Rz: Wciąż nie milkną echa wizyty Donalda Trumpa w Polsce. Wielu ekspertów i polityków było pod wrażeniem przemówienia prezydenta USA. Jak ocenia pan jego umiejętności retoryczne?
Prof. Grzegorz Łęcicki: Pod względem sztuki oratorskiej przemówienie Donalda Trumpa było znakomicie przygotowane i wygłoszone. Zwróciłbym uwagę na mowę ciała: podniesioną prawą rękę z zaciśniętą pięścią, czyli gest siły, gdy mówił o bohaterstwie, walce, zmaganiach narodu; ale też na pozytywnie nacechowany gest otwartej dłoni czy najprostszy gest życzliwości, jakim jest uśmiech. Trump reagował na reakcje słuchaczy, potrafił wykorzystać zaistniałą sytuację, jak wtedy, gdy odwrócił się do powstańców warszawskich. Widoczna była jedność między przekazem werbalnym i niewerbalnym.
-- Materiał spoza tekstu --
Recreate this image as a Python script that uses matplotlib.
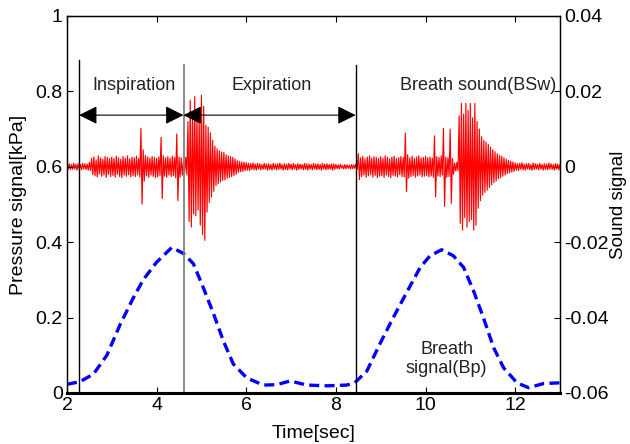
import numpy as np
import matplotlib
matplotlib.use("Agg")
from matplotlib import pyplot as plt

# pressure signal (kPa)
press_t = [2.0, 2.29, 2.59, 2.89, 3.18, 3.47, 3.70, 4.0, 4.34, 4.6, 4.82, 5.04, 5.27,
           5.49, 5.71, 6.01, 6.38, 6.68, 6.98, 7.35, 7.8, 8.24, 8.42, 8.69, 8.98, 9.28,
           9.58, 9.88, 10.1, 10.36, 10.62, 10.85, 11.07, 11.29, 11.52, 11.74, 12.04,
           12.3, 12.63, 13.0]
press_v = [0.023, 0.03, 0.05, 0.10, 0.18, 0.25, 0.30, 0.347, 0.386, 0.37, 0.343, 0.28,
           0.21, 0.138, 0.077, 0.04, 0.021, 0.022, 0.032, 0.021, 0.019, 0.021, 0.027,
           0.058, 0.13, 0.20, 0.267, 0.333, 0.364, 0.38, 0.364, 0.333, 0.271, 0.20,
           0.12, 0.067, 0.027, 0.014, 0.025, 0.027]

# sound signal: max / min (x1e-3) inside each 0.05 s window, 2.00 .. 13.00
sound_hi = [
    0.7, 0.8, 0.6, 0.9, 0.7, 0.8, 0.6, 0.9, 0.8, 0.7,           # 2.00
    1.2, 2.3, 2.6, 1.8, 2.9, 2.4, 2.0, 2.7, 2.5, 2.2,           # 2.50
    2.6, 2.2, 2.8, 2.4, 2.0, 2.7, 2.3, 2.9, 2.1, 2.5,           # 3.00
    2.4, 2.8, 2.2, 10.2, 4.5, 3.0, 2.6, 2.3, 2.7, 2.5,          # 3.50
    2.2, 2.6, 7.8, 2.9, 2.4, 2.7, 2.3, 2.8, 2.5, 8.7,           # 4.00
    2.6, 2.4, 1.5, 2.5, 12.0, 17.7, 13.5, 18.6, 14.0, 12.5,     # 4.50
    19.0, 16.0, 11.0, 10.5, 9.0, 7.0, 5.5, 4.8, 4.2, 3.9,       # 5.00
    3.8, 3.2, 2.9, 2.7, 2.5, 2.1, 1.6, 1.4, 1.3, 1.2,           # 5.50
    1.1, 0.9, 0.8, 1.0, 0.7, 0.9, 0.8, 0.6, 0.9, 0.7,           # 6.00
    0.8, 0.6, 0.9, 0.7, 0.8, 1.0, 0.6, 0.8, 0.7, 0.9,           # 6.50
    0.7, 0.9, 0.6, 0.8, 0.7, 0.6, 0.9, 0.8, 0.7, 0.6,           # 7.00
    0.9, 0.7, 0.8, 0.6, 0.9, 0.7, 0.8, 0.6, 0.7, 0.8,           # 7.50
    0.6, 0.5, 0.7, 0.4, 0.6, 0.5, 0.4, 0.6, 0.5, 0.8,           # 8.00
    3.5, 2.4, 2.8, 2.1, 2.6, 2.9, 2.3, 2.7, 2.5, 2.2,           # 8.50
    2.7, 2.3, 2.9, 2.5, 2.1, 2.6, 2.8, 2.2, 2.4, 2.7,           # 9.00
    2.5, 8.9, 3.2, 2.4, 2.8, 2.2, 2.6, 2.9, 2.3, 2.5,           # 9.50
    2.8, 2.4, 2.6, 2.3, 8.2, 2.7, 2.5, 2.9, 10.2, 2.6,          # 10.00
    2.4, 10.0, 2.2, 1.0, 1.2, 13.5, 16.8, 14.0, 16.8, 15.0,     # 10.50
    16.8, 13.0, 16.8, 12.0, 10.0, 8.0, 7.0, 6.6, 6.0, 5.2,      # 11.00
    4.5, 4.0, 3.5, 3.0, 2.8, 2.4, 2.0, 1.7, 1.5, 1.3,           # 11.50
    1.0, 0.8, 0.9, 1.1, 0.7, 0.8, 0.9, 0.6, 1.0, 0.8,           # 12.00
    0.7, 0.9, 0.6, 0.8, 0.7, 1.0, 0.8, 0.6, 0.9, 0.7,           # 12.50
    0.6,                                                        # 13.00
]
sound_lo = [
    -0.6, -0.8, -0.7, -0.6, -0.9, -0.7, -0.8, -0.6, -0.7, -0.9,
    -1.0, -2.1, -2.4, -2.7, -1.9, -2.5, -2.2, -2.8, -2.0, -2.6,
    -2.3, -2.8, -2.0, -2.6, -2.9, -2.2, -2.5, -2.1, -2.7, -2.4,
    -2.6, -2.1, -2.7, -9.9, -3.8, -2.4, -2.8, -2.2, -2.6, -2.9,
    -2.7, -2.3, -8.4, -2.5, -2.8, -2.2, -2.6, -2.4, -2.9, -9.0,
    -2.8, -2.2, -1.6, -2.2, -14.5, -16.0, -12.5, -13.0, -11.5, -15.5,
    -18.0, -19.5, -12.0, -9.5, -8.0, -6.5, -5.0, -4.5, -4.0, -3.6,
    -3.5, -3.0, -2.8, -2.6, -2.3, -2.0, -1.5, -1.3, -1.2, -1.0,
    -0.9, -1.0, -0.7, -0.8, -0.9, -0.6, -0.8, -0.7, -0.6, -0.9,
    -0.7, -0.9, -0.6, -0.8, -0.7, -0.6, -0.9, -0.7, -0.8, -0.6,
    -0.8, -0.6, -0.9, -0.7, -0.6, -0.8, -0.7, -0.9, -0.6, -0.8,
    -0.6, -0.8, -0.7, -0.9, -0.6, -0.8, -0.7, -0.6, -0.9, -0.7,
    -0.5, -0.6, -0.4, -0.6, -0.5, -0.4, -0.6, -0.5, -0.4, -0.7,
    -3.4, -2.6, -2.2, -2.8, -2.4, -2.1, -2.7, -2.3, -2.9, -2.5,
    -2.4, -2.8, -2.2, -2.6, -2.9, -2.3, -2.5, -2.7, -2.1, -2.6,
    -2.7, -6.6, -3.0, -2.6, -2.3, -2.8, -2.4, -2.2, -2.7, -2.5,
    -2.3, -2.7, -2.5, -2.8, -8.0, -2.4, -2.6, -2.2, -10.5, -2.8,
    -2.6, -9.7, -2.0, -1.1, -1.0, -15.0, -16.8, -13.5, -16.0, -14.5,
    -14.0, -16.8, -15.5, -11.0, -9.0, -7.5, -6.8, -6.2, -5.5, -4.8,
    -4.2, -3.8, -3.2, -2.9, -2.5, -2.2, -1.8, -1.6, -1.4, -1.2,
    -0.9, -1.0, -0.7, -0.8, -0.9, -0.6, -0.8, -0.9, -0.7, -0.6,
    -0.8, -0.6, -0.9, -0.7, -0.8, -0.6, -0.7, -0.9, -0.6, -0.8,
    -0.5,
]
win_t = np.linspace(2.0, 13.0, len(sound_hi))
sound_t = np.column_stack([win_t, win_t + 0.025]).ravel()
sound_v = np.column_stack([sound_hi, sound_lo]).ravel() / 1000.0

# phase markers
marker_t = [2.27, 4.6, 8.44]
marker_top = [0.883, 0.87, 0.87]
marker_col = ['black', 'gray', 'black']

plt.rcParams['font.family'] = ['Liberation Sans', 'DejaVu Sans']

fig = plt.figure(figsize=(6.3, 4.44), dpi=100)
ax = fig.add_axes([0.1063, 0.1149, 0.7826, 0.8491])
ax2 = ax.twinx()

ax2.plot(sound_t, sound_v, color='red', lw=0.85)
ax2.set_ylim(-0.06, 0.04)
ax2.set_yticks([-0.06, -0.04, -0.02, 0, 0.02, 0.04])
ax2.set_yticklabels(['-0.06', '-0.04', '-0.02', '0', '0.02', '0.04'])
ax2.set_ylabel('Sound signal', fontsize=13.5, labelpad=1)

ax.set_zorder(ax2.get_zorder() + 1)
ax.patch.set_visible(False)
ax.plot(press_t, press_v, color='blue', lw=2.4, linestyle=(0, (3, 1.6)))
for t, top, c in zip(marker_t, marker_top, marker_col):
    ax.plot([t, t], [0, top], color=c, lw=1.0 if c == 'black' else 1.3)

arr = dict(arrowstyle='<|-|>', color='black', lw=0.8, mutation_scale=28,
           shrinkA=0, shrinkB=0)
ax.annotate('', xy=(2.27, 0.737), xytext=(4.6, 0.737), arrowprops=arr)
ax.annotate('', xy=(4.6, 0.737), xytext=(8.44, 0.737), arrowprops=arr)

txt = dict(ha='center', va='center', fontsize=13, color='#222222')
ax.text(3.5, 0.815, 'Inspiration', **txt)
ax.text(6.57, 0.815, 'Expiration', **txt)
ax.text(11.17, 0.815, 'Breath sound(BSw)', **txt)
ax.text(10.47, 0.09, 'Breath\nsignal(Bp)', linespacing=1.2, **txt)

ax.set_xlim(2, 13)
ax.set_ylim(0, 1)
ax.set_xticks([2, 4, 6, 8, 10, 12])
ax.set_yticks([0, 0.2, 0.4, 0.6, 0.8, 1])
ax.set_yticklabels(['0', '0.2', '0.4', '0.6', '0.8', '1'])
ax.set_xlabel('Time[sec]', fontsize=14, labelpad=8)
ax.set_ylabel('Pressure signal[kPa]', fontsize=14, labelpad=6)

for a in (ax, ax2):
    a.tick_params(direction='in', length=4, width=0.8, labelsize=14, pad=3)
    for s in a.spines.values():
        s.set_linewidth(0.9)
    a.spines['bottom'].set_linewidth(2.2)
ax.tick_params(top=True)

fig.savefig('out.png', dpi=100)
W dużym stopniu Trump mówił więc to, co naprawdę myśli.
A jak ocenia pan samą treść przemówienia?
Było nacechowane wielkim ładunkiem emocjonalnym. Prezydent Trump nawiązywał do powstańców warszawskich, kombatantów, weteranów. Pokazał, że zna polską historię. Przywołał postacie Kopernika, Chopina czy zapomnianego błogosławionego męczennika bp. Michała Kozala. Nawiązał do mszy papieskiej z 1979 r., przywołując słowa śpiewanej wówczas w Warszawie pieśni: „My chcemy Boga!". Było to bardzo istotne. W przemówieniach polskich polityków – różnych opcji – bardzo rzadko pojawia się odniesienie do politycznej myśli Kościoła, zwłaszcza do nauczania Jana Pawła II. Jest tylko hasło „wolność", bez pogłębienia o to, czego najwybitniejszy Polak nas nauczał.
Pojawiły się głosy, że było to przełomowe, historyczne przemówienie.